CR3 News Magazine 2021 VOL 2: FEBRUARY - BLACK & WOMEN HISTORY MONTH | Page 51

Diné grassroots sow precedent in clean energy history

By Talli Nauman, originally published by  Esperanza Project

December 1, 2020

KYKOTSMOVI VILLAGE, Arizona – Some 30 years ago, when Navajo Nation member Nicole Horseherder returned to her Native land after college, her hopes of building a home like her grandmother’s near here were dampened because wells had dried up with massive coal strip mining and power plant development that drained the underground water tables while polluting Diné and Hopi communities.

Horseherder found herself shifting in the saddle. Instead of teaching school as planned, she began campaigning for restoration of clean water, land, and air in this Navajo-Hopi ancestral indigenous territory, which is known as the Four Corners area because the boundaries of Arizona, Utah, Colorado and New Mexico states meet here.

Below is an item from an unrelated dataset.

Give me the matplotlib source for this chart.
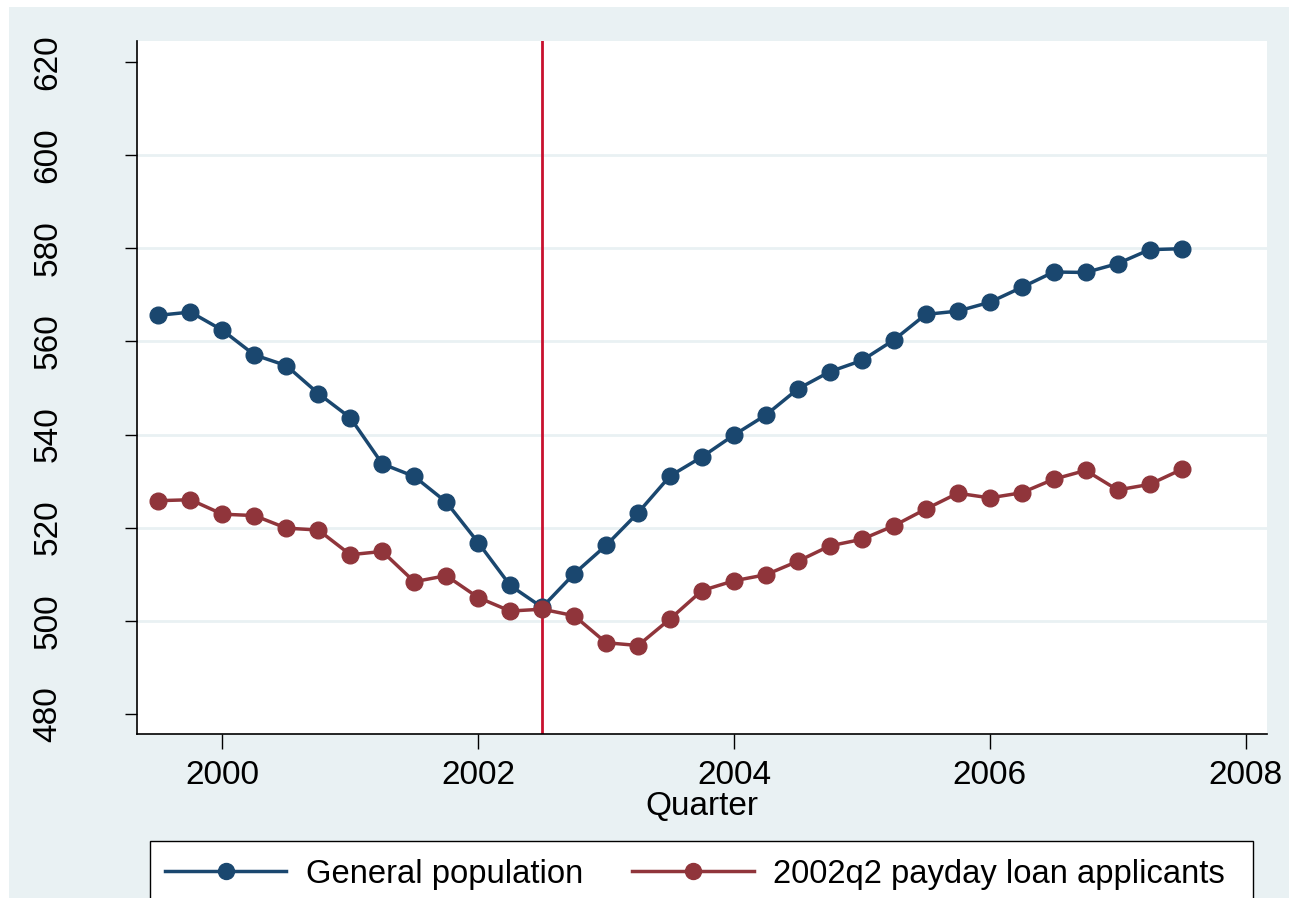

Having founded the non-profit Tó Nizhóní Ání (Beautiful Water Speaks) in 2001 for that purpose, Horseherder was glad to receive the news of Arizona Public Service Company’s proposed Just and Equitable Transition assistance package to the Navajo Nation.

She responded to the utility giant’s announcement with a written statement from her organization, which claims Kykotsmovi as its mailing address.